-- Begin GIVEN MATERIAL --

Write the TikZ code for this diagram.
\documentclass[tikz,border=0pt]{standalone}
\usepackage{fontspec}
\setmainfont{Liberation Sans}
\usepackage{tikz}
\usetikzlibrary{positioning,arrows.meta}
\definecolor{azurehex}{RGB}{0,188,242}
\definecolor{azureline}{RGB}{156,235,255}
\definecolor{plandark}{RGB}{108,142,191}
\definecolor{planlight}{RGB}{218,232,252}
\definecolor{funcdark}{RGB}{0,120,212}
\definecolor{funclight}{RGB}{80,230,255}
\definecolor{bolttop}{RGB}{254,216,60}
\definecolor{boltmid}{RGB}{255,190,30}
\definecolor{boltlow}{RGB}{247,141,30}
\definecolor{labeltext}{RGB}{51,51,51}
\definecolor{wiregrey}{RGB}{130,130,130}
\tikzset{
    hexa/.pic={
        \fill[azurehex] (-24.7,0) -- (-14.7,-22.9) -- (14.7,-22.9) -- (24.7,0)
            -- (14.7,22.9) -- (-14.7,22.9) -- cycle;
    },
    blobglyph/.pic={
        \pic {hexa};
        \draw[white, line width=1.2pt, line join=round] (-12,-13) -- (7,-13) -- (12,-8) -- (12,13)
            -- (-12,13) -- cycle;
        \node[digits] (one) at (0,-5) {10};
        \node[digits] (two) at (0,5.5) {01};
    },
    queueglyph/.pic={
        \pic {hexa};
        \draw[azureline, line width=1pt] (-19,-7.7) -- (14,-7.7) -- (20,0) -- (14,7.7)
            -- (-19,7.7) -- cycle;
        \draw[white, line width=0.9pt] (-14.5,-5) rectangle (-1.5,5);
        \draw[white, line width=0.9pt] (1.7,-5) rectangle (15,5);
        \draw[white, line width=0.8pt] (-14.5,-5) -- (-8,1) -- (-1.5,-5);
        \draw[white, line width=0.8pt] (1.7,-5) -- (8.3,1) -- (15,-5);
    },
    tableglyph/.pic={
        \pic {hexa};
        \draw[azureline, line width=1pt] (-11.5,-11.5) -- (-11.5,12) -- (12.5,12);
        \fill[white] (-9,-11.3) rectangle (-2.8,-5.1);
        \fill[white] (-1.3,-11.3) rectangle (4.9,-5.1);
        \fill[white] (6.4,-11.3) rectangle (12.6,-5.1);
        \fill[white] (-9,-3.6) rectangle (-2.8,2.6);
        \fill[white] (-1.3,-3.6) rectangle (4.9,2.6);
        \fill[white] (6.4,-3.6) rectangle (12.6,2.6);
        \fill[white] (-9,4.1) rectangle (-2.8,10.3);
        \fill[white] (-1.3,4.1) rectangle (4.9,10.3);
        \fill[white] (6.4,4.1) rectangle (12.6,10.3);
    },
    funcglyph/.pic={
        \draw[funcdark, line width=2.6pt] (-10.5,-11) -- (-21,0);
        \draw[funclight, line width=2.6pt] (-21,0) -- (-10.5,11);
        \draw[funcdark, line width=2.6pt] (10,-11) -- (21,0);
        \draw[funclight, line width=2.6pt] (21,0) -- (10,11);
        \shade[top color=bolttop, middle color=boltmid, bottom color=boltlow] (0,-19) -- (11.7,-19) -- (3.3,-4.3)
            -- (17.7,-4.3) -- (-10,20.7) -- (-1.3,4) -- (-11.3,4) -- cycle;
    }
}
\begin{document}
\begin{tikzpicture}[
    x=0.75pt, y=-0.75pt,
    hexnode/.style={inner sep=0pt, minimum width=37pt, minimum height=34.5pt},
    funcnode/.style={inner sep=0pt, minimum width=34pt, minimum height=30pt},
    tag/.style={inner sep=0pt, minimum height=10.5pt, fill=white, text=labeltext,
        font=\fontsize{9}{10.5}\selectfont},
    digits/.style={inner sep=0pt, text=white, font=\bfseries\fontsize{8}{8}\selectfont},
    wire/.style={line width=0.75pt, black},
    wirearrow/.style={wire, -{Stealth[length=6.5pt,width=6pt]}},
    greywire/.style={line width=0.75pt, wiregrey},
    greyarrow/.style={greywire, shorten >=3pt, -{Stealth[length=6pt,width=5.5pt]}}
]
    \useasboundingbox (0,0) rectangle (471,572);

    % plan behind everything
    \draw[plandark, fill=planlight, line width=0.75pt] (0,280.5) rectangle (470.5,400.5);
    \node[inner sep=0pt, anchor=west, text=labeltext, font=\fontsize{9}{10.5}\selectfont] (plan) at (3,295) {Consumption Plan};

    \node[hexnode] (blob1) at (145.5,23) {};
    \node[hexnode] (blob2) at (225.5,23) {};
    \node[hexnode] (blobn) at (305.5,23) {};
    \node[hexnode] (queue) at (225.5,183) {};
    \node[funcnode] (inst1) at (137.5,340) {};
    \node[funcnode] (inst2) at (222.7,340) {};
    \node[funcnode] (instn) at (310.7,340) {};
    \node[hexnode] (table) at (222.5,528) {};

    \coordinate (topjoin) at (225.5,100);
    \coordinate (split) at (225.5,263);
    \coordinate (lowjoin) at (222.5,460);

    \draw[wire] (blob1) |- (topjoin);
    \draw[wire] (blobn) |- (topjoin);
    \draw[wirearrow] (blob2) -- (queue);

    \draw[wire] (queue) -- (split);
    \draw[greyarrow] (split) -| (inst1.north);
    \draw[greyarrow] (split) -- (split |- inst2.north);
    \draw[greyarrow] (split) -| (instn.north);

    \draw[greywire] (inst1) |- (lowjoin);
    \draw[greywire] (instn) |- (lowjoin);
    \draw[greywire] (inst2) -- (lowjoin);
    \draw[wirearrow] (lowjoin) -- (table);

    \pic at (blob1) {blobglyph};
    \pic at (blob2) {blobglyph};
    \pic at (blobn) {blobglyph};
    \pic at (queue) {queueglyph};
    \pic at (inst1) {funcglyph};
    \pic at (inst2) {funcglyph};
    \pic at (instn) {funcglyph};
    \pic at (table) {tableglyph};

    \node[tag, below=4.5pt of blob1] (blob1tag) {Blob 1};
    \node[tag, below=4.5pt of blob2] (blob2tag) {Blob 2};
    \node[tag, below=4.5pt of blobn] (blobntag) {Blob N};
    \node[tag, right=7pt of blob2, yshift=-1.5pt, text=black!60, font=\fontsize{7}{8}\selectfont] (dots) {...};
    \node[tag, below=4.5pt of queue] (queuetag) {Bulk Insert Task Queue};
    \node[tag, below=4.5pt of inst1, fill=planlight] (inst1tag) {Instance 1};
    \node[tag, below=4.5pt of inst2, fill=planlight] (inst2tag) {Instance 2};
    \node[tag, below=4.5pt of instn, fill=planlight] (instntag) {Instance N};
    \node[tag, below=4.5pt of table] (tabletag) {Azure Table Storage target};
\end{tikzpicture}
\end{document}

-- End GIVEN MATERIAL --

Transcribe the full listing above without leaving anything out.

RESPONSE:
Write the TikZ code for this diagram.
\documentclass[tikz,border=0pt]{standalone}
\usepackage{fontspec}
\setmainfont{Liberation Sans}
\usepackage{tikz}
\usetikzlibrary{positioning,arrows.meta}
\definecolor{azurehex}{RGB}{0,188,242}
\definecolor{azureline}{RGB}{156,235,255}
\definecolor{plandark}{RGB}{108,142,191}
\definecolor{planlight}{RGB}{218,232,252}
\definecolor{funcdark}{RGB}{0,120,212}
\definecolor{funclight}{RGB}{80,230,255}
\definecolor{bolttop}{RGB}{254,216,60}
\definecolor{boltmid}{RGB}{255,190,30}
\definecolor{boltlow}{RGB}{247,141,30}
\definecolor{labeltext}{RGB}{51,51,51}
\definecolor{wiregrey}{RGB}{130,130,130}
\tikzset{
    hexa/.pic={
        \fill[azurehex] (-24.7,0) -- (-14.7,-22.9) -- (14.7,-22.9) -- (24.7,0)
            -- (14.7,22.9) -- (-14.7,22.9) -- cycle;
    },
    blobglyph/.pic={
        \pic {hexa};
        \draw[white, line width=1.2pt, line join=round] (-12,-13) -- (7,-13) -- (12,-8) -- (12,13)
            -- (-12,13) -- cycle;
        \node[digits] (one) at (0,-5) {10};
        \node[digits] (two) at (0,5.5) {01};
    },
    queueglyph/.pic={
        \pic {hexa};
        \draw[azureline, line width=1pt] (-19,-7.7) -- (14,-7.7) -- (20,0) -- (14,7.7)
            -- (-19,7.7) -- cycle;
        \draw[white, line width=0.9pt] (-14.5,-5) rectangle (-1.5,5);
        \draw[white, line width=0.9pt] (1.7,-5) rectangle (15,5);
        \draw[white, line width=0.8pt] (-14.5,-5) -- (-8,1) -- (-1.5,-5);
        \draw[white, line width=0.8pt] (1.7,-5) -- (8.3,1) -- (15,-5);
    },
    tableglyph/.pic={
        \pic {hexa};
        \draw[azureline, line width=1pt] (-11.5,-11.5) -- (-11.5,12) -- (12.5,12);
        \fill[white] (-9,-11.3) rectangle (-2.8,-5.1);
        \fill[white] (-1.3,-11.3) rectangle (4.9,-5.1);
        \fill[white] (6.4,-11.3) rectangle (12.6,-5.1);
        \fill[white] (-9,-3.6) rectangle (-2.8,2.6);
        \fill[white] (-1.3,-3.6) rectangle (4.9,2.6);
        \fill[white] (6.4,-3.6) rectangle (12.6,2.6);
        \fill[white] (-9,4.1) rectangle (-2.8,10.3);
        \fill[white] (-1.3,4.1) rectangle (4.9,10.3);
        \fill[white] (6.4,4.1) rectangle (12.6,10.3);
    },
    funcglyph/.pic={
        \draw[funcdark, line width=2.6pt] (-10.5,-11) -- (-21,0);
        \draw[funclight, line width=2.6pt] (-21,0) -- (-10.5,11);
        \draw[funcdark, line width=2.6pt] (10,-11) -- (21,0);
        \draw[funclight, line width=2.6pt] (21,0) -- (10,11);
        \shade[top color=bolttop, middle color=boltmid, bottom color=boltlow] (0,-19) -- (11.7,-19) -- (3.3,-4.3)
            -- (17.7,-4.3) -- (-10,20.7) -- (-1.3,4) -- (-11.3,4) -- cycle;
    }
}
\begin{document}
\begin{tikzpicture}[
    x=0.75pt, y=-0.75pt,
    hexnode/.style={inner sep=0pt, minimum width=37pt, minimum height=34.5pt},
    funcnode/.style={inner sep=0pt, minimum width=34pt, minimum height=30pt},
    tag/.style={inner sep=0pt, minimum height=10.5pt, fill=white, text=labeltext,
        font=\fontsize{9}{10.5}\selectfont},
    digits/.style={inner sep=0pt, text=white, font=\bfseries\fontsize{8}{8}\selectfont},
    wire/.style={line width=0.75pt, black},
    wirearrow/.style={wire, -{Stealth[length=6.5pt,width=6pt]}},
    greywire/.style={line width=0.75pt, wiregrey},
    greyarrow/.style={greywire, shorten >=3pt, -{Stealth[length=6pt,width=5.5pt]}}
]
    \useasboundingbox (0,0) rectangle (471,572);

    % plan behind everything
    \draw[plandark, fill=planlight, line width=0.75pt] (0,280.5) rectangle (470.5,400.5);
    \node[inner sep=0pt, anchor=west, text=labeltext, font=\fontsize{9}{10.5}\selectfont] (plan) at (3,295) {Consumption Plan};

    \node[hexnode] (blob1) at (145.5,23) {};
    \node[hexnode] (blob2) at (225.5,23) {};
    \node[hexnode] (blobn) at (305.5,23) {};
    \node[hexnode] (queue) at (225.5,183) {};
    \node[funcnode] (inst1) at (137.5,340) {};
    \node[funcnode] (inst2) at (222.7,340) {};
    \node[funcnode] (instn) at (310.7,340) {};
    \node[hexnode] (table) at (222.5,528) {};

    \coordinate (topjoin) at (225.5,100);
    \coordinate (split) at (225.5,263);
    \coordinate (lowjoin) at (222.5,460);

    \draw[wire] (blob1) |- (topjoin);
    \draw[wire] (blobn) |- (topjoin);
    \draw[wirearrow] (blob2) -- (queue);

    \draw[wire] (queue) -- (split);
    \draw[greyarrow] (split) -| (inst1.north);
    \draw[greyarrow] (split) -- (split |- inst2.north);
    \draw[greyarrow] (split) -| (instn.north);

    \draw[greywire] (inst1) |- (lowjoin);
    \draw[greywire] (instn) |- (lowjoin);
    \draw[greywire] (inst2) -- (lowjoin);
    \draw[wirearrow] (lowjoin) -- (table);

    \pic at (blob1) {blobglyph};
    \pic at (blob2) {blobglyph};
    \pic at (blobn) {blobglyph};
    \pic at (queue) {queueglyph};
    \pic at (inst1) {funcglyph};
    \pic at (inst2) {funcglyph};
    \pic at (instn) {funcglyph};
    \pic at (table) {tableglyph};

    \node[tag, below=4.5pt of blob1] (blob1tag) {Blob 1};
    \node[tag, below=4.5pt of blob2] (blob2tag) {Blob 2};
    \node[tag, below=4.5pt of blobn] (blobntag) {Blob N};
    \node[tag, right=7pt of blob2, yshift=-1.5pt, text=black!60, font=\fontsize{7}{8}\selectfont] (dots) {...};
    \node[tag, below=4.5pt of queue] (queuetag) {Bulk Insert Task Queue};
    \node[tag, below=4.5pt of inst1, fill=planlight] (inst1tag) {Instance 1};
    \node[tag, below=4.5pt of inst2, fill=planlight] (inst2tag) {Instance 2};
    \node[tag, below=4.5pt of instn, fill=planlight] (instntag) {Instance N};
    \node[tag, below=4.5pt of table] (tabletag) {Azure Table Storage target};
\end{tikzpicture}
\end{document}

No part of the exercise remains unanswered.